Over all, the guitar is priced right and gets the job done and I don’t necessarily regret buying a 575.  It has proven very useful in my studio as a synth and VG-99 controller but the uncomfortable neck led me to relegate this guitar to 'backup' status behind a 2001 Parker NiteFly that I have installed a Roland GK-3 pickup on. The Carvin now sits idle in my basement.

This was not my first Carvin instrument but, unfortunately, it will be my last. I had a DC135 way back in the day that was just a piece of garbage that I sold on Ebay for $125; I have a CT6 that I finally gave away as a gift; I tried their amps and they were pretty much West Coast Peavey or Crate. I also bought a prewired Strat pickguard one time that failed because of the chintzy switch and pots (although the AP11 pickup sounded pretty good in a walnut bodied Strat).

Carvin can reel you in with the allure of customization and low prices (they got me lured in a few times) but, ultimately, there's always 'something' about their guitars that leaves a person unsatisfied. In hindsight I find it interesting that Carvin generates highly polarized responses on the internet: rabid 'fanboys' and their persistent detractors. Seldom do you find neutral or balanced views regarding Carvin and I suspect that it stems from the promise of a guitar 'your way' that never really lives up to what a person expects because some things about the guitar are and will always be 'their way' and there's nothing you can do about something as fundamental as a neck profile on a set-neck guitar. Carvin offers a 10 day trial and most people want to like what they ordered but the shine rubs off down the line after some use and then a guy is stuck with a guitar that sounds bad and has weird proportions. Trying to unload it they find that they're going to either take a bath on Ebay or just live with it and 'payback' Carvin with a lot of negative ranting at online forums or F-Book, etc.

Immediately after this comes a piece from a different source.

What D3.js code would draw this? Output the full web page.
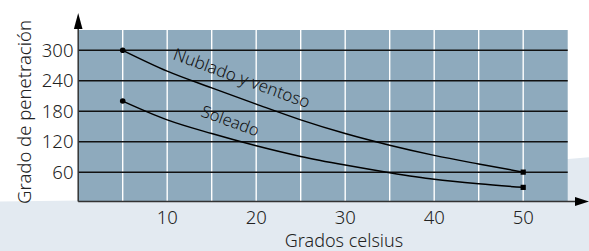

Then there's the company's 'karma' or 'mojo' problem stemming from rumors regarding their right wing political leanings, that photo op with George Bush (as New Orleans sank), the supposed fundamentalist Christian angle, the jokes about the David Koresh Branch Davidian model, their 'me too' designs, etc. When I picked my CT6 up from the shop one of the guys there said "I'm surprised that PRS hasn't sued them yet because that's nothing but a PRS knockoff." True enough.  Others have pointed this out and I think it's true: if you think you're going to get a Carvin to satisfy your craving for a PRS then just save up for the PRS. Besides, after you shell out the dough for the electronics you'll want to replace you're in striking distance of a PRS anyway.

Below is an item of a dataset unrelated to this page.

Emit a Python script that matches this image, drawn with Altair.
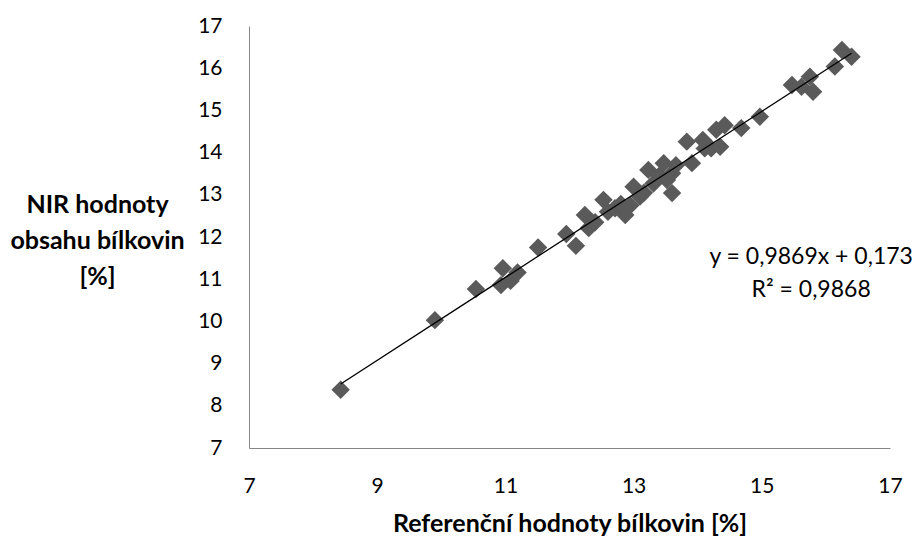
import altair as alt
import pandas as pd

ref_x = [8.43, 9.90, 10.54, 10.96, 10.93, 11.08, 11.19, 11.51, 11.95, 12.10,
         12.24, 12.30, 12.40, 12.53, 12.60, 12.71, 12.80, 12.87, 12.95, 13.00,
         13.10, 13.16, 13.23, 13.31, 13.40, 13.47, 13.52, 13.60, 13.60, 13.66,
         13.83, 13.91, 14.08, 14.11, 14.21, 14.29, 14.35, 14.42, 14.68, 14.97,
         15.47, 15.62, 15.75, 15.80, 16.14, 16.25, 16.40]
nir_y = [8.38, 10.03, 10.77, 11.26, 10.86, 10.96, 11.16, 11.75, 12.07, 11.79,
         12.52, 12.21, 12.35, 12.88, 12.60, 12.68, 12.78, 12.52, 12.75, 13.19,
         12.96, 13.05, 13.59, 13.27, 13.45, 13.75, 13.35, 13.51, 13.04, 13.70,
         14.26, 13.75, 14.30, 14.10, 14.10, 14.54, 14.14, 14.65, 14.58, 14.85,
         15.60, 15.56, 15.80, 15.44, 16.04, 16.43, 16.27]
x_ticks = [7, 9, 11, 13, 15, 17]
y_ticks = [7, 8, 9, 10, 11, 12, 13, 14, 15, 16, 17]
equation_lines = ["y = 0,9869x + 0,173", "R² = 0,9868"]
eq_pos = {"x": 15.77, "y": 11.52}

FONT = "Lato"
df = pd.DataFrame({"x": ref_x, "y": nir_y})

xs = alt.Scale(domain=[7, 17], nice=False, zero=False)
ys = alt.Scale(domain=[7, 17], nice=False, zero=False)

xaxis = alt.Axis(values=x_ticks, title="Referenční hodnoty bílkovin [%]",
                 format="d", labelFlush=False,
                 labelPadding=27, titlePadding=15)
yaxis = alt.Axis(values=y_ticks, format="d",
                 title=["NIR hodnoty", "obsahu bílkovin", "[%]"],
                 titleAngle=0, titleAlign="center", titleBaseline="middle",
                 titleX=-152, titleY=178, titleLineHeight=36,
                 labelPadding=27)

points = alt.Chart(df).mark_point(
    shape="diamond", filled=True, size=340, color="#5a5a5a", opacity=1
).encode(
    x=alt.X("x:Q", scale=xs, axis=xaxis),
    y=alt.Y("y:Q", scale=ys, axis=yaxis),
)

trend = alt.Chart(df).transform_regression("x", "y").mark_line(
    color="#000000", strokeWidth=1.3
).encode(x=alt.X("x:Q", scale=xs), y=alt.Y("y:Q", scale=ys))

eq_df = pd.DataFrame({"x": [eq_pos["x"]], "y": [eq_pos["y"]],
                      "t": ["\n".join(equation_lines)]})
eq = alt.Chart(eq_df).mark_text(
    font=FONT, fontSize=23, color="#000000", align="center",
    baseline="middle", lineBreak="\n", lineHeight=33
).encode(x=alt.X("x:Q", scale=xs), y=alt.Y("y:Q", scale=ys), text="t:N")

chart = alt.layer(points, trend, eq).properties(
    width=641, height=422,
    autosize=alt.AutoSizeParams(type="none"),
    padding={"left": 241, "top": 18, "right": 26, "bottom": 89},
).configure_view(stroke=None).configure_axis(
    grid=False, ticks=False, domainColor="#868686", domainWidth=1,
    labelFont=FONT, labelFontSize=21, labelColor="#000000",
    titleFont=FONT, titleFontSize=25, titleFontWeight="bold", titleColor="#000000",
)

chart.save("out.html", embed_options={"renderer": "svg", "actions": False})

But you can be happy with a Carvin if you temper your expectations: it's going to take longer than they promise and your guitar will not arrive on schedule; you're willing to shell out some serious money on all-new electronics unless you're just a fan of shitty tone; and you gotta love wide thin necks. If you can live with these aspects of Carvin ownership then I say go for it. However, my suggestion to you is this: if, in the first week of ownership, your 'gut' tells you that there's even the slightest thing you do not like about your guitar just pack it up immediately and ship it back as fast as you can and eat the shipping costs -- better to eat $100 in shipping (to your door and back) than to lose $1000 on Ebay or the local Craig's List.

[Update: custom neck carves (depths but not widths) are now optional but this voids the 10-day trial/evaluation period.]